LISTING -
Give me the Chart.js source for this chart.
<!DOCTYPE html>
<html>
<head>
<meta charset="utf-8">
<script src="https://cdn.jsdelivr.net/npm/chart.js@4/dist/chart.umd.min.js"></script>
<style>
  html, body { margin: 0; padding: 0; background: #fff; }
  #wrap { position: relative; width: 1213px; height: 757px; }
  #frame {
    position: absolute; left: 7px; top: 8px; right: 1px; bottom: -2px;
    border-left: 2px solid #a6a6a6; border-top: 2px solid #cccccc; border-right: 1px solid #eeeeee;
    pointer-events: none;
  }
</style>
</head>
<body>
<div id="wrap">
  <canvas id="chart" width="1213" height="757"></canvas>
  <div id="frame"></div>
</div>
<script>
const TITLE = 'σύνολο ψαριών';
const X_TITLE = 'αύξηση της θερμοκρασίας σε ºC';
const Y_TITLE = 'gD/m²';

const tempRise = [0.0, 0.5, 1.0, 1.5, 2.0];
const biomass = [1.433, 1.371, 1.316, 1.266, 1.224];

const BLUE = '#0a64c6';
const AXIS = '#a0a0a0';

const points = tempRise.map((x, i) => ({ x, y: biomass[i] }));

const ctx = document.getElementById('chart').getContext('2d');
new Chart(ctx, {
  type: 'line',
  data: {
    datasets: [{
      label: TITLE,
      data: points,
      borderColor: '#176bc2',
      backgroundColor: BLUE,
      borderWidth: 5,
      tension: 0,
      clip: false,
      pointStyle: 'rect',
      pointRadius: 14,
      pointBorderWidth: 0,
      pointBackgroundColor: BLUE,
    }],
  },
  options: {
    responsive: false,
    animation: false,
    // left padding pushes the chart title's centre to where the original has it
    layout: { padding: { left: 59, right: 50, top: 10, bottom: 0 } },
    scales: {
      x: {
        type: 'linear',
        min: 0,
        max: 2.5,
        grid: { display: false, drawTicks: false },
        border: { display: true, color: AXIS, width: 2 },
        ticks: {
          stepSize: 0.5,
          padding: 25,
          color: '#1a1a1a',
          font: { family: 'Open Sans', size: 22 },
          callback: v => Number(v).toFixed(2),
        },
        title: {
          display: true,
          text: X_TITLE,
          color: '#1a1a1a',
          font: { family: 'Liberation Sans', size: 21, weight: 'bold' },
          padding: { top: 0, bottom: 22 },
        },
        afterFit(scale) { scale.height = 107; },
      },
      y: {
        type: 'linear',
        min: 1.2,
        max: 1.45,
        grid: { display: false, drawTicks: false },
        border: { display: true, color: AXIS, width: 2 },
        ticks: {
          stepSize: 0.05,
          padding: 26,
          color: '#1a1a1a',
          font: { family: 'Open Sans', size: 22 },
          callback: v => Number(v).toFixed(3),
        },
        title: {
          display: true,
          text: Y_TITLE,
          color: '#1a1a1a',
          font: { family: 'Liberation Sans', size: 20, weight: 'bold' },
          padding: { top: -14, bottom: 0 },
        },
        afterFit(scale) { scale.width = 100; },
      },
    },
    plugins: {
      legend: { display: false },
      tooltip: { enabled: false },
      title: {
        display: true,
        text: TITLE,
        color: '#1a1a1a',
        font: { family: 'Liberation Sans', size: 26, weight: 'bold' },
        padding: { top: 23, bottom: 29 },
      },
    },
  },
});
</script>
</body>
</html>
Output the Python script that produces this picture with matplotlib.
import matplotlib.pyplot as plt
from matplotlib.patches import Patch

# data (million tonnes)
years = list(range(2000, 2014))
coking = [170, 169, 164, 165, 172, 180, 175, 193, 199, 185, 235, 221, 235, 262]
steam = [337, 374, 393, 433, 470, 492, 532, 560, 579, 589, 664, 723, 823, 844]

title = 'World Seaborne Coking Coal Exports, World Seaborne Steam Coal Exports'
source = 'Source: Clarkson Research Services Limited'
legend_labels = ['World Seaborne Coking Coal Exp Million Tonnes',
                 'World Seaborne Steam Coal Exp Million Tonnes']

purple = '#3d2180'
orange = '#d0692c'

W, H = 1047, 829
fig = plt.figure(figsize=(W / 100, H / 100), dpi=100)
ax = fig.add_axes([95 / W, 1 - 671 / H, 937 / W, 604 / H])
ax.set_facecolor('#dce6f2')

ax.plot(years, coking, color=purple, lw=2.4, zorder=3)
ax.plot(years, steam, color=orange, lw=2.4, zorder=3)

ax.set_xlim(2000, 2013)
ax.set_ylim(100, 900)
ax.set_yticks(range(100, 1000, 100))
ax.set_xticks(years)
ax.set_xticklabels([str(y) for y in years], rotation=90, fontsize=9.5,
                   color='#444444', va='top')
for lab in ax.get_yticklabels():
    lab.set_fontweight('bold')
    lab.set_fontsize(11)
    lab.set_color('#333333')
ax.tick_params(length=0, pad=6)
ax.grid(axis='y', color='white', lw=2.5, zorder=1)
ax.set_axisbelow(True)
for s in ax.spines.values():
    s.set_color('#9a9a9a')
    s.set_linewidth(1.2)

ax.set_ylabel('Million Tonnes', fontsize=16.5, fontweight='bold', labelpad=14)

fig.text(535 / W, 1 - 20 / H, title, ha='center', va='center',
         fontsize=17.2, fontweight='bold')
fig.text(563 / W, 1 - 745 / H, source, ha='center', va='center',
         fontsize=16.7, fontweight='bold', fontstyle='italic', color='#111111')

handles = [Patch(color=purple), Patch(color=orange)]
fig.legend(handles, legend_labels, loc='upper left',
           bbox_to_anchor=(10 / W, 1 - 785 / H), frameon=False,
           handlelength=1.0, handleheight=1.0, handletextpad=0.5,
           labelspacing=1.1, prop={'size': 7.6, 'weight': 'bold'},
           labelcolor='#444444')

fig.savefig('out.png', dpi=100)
...
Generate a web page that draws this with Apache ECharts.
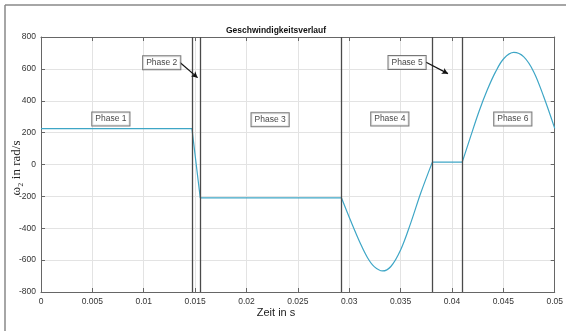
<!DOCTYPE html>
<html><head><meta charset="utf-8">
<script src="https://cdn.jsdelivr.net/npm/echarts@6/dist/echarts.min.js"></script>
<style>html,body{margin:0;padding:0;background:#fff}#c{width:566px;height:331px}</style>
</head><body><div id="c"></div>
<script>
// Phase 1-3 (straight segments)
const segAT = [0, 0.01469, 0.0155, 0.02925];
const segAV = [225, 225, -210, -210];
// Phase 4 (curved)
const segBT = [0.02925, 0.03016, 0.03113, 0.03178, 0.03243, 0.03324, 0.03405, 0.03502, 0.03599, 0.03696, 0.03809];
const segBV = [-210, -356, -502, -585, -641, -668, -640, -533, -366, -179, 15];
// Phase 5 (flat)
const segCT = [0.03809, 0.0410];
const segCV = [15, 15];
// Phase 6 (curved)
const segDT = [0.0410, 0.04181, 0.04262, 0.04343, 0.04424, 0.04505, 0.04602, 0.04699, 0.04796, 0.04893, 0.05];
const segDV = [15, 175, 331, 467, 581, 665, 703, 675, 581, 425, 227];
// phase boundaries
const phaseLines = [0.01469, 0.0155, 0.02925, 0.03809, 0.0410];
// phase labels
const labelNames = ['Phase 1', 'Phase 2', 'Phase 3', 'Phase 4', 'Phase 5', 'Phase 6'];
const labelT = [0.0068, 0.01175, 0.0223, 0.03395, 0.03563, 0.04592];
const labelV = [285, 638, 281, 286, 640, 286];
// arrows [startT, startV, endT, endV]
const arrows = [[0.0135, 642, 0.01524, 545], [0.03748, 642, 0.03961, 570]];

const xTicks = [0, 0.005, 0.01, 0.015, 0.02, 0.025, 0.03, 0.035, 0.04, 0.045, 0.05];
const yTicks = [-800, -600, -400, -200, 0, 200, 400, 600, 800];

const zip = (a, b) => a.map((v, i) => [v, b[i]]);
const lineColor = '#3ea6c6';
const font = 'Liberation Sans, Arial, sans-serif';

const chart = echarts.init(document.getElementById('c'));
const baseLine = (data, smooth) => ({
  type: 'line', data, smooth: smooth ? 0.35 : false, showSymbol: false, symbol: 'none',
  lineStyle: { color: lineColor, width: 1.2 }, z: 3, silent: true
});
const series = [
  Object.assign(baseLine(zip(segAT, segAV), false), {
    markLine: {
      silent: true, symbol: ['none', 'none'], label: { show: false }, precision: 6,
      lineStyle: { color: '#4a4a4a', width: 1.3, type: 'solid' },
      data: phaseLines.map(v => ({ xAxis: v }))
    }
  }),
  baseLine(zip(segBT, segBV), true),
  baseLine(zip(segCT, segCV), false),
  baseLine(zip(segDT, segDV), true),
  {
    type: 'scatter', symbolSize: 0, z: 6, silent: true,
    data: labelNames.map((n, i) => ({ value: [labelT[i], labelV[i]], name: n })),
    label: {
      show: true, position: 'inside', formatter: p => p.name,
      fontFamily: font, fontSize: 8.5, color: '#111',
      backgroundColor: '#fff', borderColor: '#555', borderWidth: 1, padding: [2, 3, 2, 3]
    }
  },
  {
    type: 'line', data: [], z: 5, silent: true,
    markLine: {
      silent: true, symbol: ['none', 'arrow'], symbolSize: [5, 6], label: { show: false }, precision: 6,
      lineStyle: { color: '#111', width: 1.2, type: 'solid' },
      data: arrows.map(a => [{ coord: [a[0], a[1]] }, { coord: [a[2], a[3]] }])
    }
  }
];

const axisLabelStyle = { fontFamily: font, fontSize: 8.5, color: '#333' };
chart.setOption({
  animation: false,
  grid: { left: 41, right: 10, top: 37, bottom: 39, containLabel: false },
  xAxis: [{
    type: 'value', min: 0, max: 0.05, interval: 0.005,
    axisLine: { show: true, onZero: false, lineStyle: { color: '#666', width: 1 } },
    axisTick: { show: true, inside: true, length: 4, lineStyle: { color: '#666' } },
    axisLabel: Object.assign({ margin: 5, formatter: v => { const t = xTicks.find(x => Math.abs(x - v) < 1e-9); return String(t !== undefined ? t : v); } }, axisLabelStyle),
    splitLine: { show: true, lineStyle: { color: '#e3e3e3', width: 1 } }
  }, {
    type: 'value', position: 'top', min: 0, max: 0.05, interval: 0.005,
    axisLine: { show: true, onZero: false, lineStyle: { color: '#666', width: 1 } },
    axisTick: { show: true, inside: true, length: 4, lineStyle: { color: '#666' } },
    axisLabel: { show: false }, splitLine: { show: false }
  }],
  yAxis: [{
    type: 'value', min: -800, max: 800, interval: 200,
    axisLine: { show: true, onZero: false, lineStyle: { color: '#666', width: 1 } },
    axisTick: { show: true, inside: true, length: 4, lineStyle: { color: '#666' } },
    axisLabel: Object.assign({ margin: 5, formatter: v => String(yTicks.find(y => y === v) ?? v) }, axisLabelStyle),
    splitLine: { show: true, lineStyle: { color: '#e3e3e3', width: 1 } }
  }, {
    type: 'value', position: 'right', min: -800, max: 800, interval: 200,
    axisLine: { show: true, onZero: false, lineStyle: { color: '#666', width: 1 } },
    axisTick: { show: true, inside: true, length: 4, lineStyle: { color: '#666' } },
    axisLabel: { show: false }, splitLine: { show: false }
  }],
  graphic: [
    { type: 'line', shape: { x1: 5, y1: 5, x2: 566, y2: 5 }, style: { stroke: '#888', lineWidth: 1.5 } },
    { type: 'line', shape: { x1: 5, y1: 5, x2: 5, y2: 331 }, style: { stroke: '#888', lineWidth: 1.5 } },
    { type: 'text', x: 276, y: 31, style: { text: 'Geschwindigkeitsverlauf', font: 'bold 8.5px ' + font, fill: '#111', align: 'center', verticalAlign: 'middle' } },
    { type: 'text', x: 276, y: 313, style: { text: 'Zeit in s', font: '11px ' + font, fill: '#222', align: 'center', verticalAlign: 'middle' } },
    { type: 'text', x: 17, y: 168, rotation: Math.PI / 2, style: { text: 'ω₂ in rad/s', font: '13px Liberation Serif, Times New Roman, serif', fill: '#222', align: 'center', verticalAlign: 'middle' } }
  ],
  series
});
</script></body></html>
==
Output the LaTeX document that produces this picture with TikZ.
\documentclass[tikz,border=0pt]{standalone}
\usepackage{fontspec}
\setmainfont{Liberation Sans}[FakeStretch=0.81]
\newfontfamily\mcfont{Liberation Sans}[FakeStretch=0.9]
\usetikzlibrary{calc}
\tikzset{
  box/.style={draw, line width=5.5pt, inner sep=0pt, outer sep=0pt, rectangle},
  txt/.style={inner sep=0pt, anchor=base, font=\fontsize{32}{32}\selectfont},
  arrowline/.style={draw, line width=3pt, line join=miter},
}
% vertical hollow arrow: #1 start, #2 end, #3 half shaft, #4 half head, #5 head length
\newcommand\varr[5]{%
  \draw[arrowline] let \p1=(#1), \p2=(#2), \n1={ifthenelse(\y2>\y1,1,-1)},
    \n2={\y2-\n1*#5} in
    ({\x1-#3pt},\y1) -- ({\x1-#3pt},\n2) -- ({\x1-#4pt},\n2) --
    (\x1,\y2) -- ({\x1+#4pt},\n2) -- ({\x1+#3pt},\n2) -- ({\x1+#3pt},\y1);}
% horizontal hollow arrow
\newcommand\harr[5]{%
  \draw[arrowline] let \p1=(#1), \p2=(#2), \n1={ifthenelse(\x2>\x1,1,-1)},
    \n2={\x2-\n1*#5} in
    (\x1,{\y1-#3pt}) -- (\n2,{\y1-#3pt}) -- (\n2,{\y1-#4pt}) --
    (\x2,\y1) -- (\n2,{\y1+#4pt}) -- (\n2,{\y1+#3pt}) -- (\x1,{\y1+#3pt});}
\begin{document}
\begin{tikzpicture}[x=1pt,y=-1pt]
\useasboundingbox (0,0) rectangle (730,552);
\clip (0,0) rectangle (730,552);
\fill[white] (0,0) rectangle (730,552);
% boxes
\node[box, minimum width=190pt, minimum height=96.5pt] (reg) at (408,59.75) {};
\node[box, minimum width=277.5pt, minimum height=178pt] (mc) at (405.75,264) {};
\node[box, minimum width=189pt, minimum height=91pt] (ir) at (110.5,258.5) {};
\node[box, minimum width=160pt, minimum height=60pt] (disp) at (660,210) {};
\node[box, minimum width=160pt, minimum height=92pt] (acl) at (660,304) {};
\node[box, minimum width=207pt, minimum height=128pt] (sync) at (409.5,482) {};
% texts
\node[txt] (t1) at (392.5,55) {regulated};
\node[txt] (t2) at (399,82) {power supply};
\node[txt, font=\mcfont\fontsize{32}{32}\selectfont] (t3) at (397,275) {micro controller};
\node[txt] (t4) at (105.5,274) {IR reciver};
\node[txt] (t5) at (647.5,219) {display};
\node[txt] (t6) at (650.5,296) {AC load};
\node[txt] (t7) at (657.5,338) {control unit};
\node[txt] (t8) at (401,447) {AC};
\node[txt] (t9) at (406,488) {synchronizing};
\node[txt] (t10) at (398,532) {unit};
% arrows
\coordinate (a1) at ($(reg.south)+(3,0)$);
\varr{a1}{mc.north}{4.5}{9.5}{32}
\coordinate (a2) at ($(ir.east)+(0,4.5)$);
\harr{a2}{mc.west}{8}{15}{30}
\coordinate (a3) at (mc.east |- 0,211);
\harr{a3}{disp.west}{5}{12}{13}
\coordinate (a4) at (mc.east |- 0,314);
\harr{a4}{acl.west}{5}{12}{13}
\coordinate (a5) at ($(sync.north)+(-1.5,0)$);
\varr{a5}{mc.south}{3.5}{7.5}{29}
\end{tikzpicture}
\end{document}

WHAT TO PRODUCE - What is the number of lines above that hold the string "Output"? Answer with that number alone.

EXERCISE SOLUTION - 2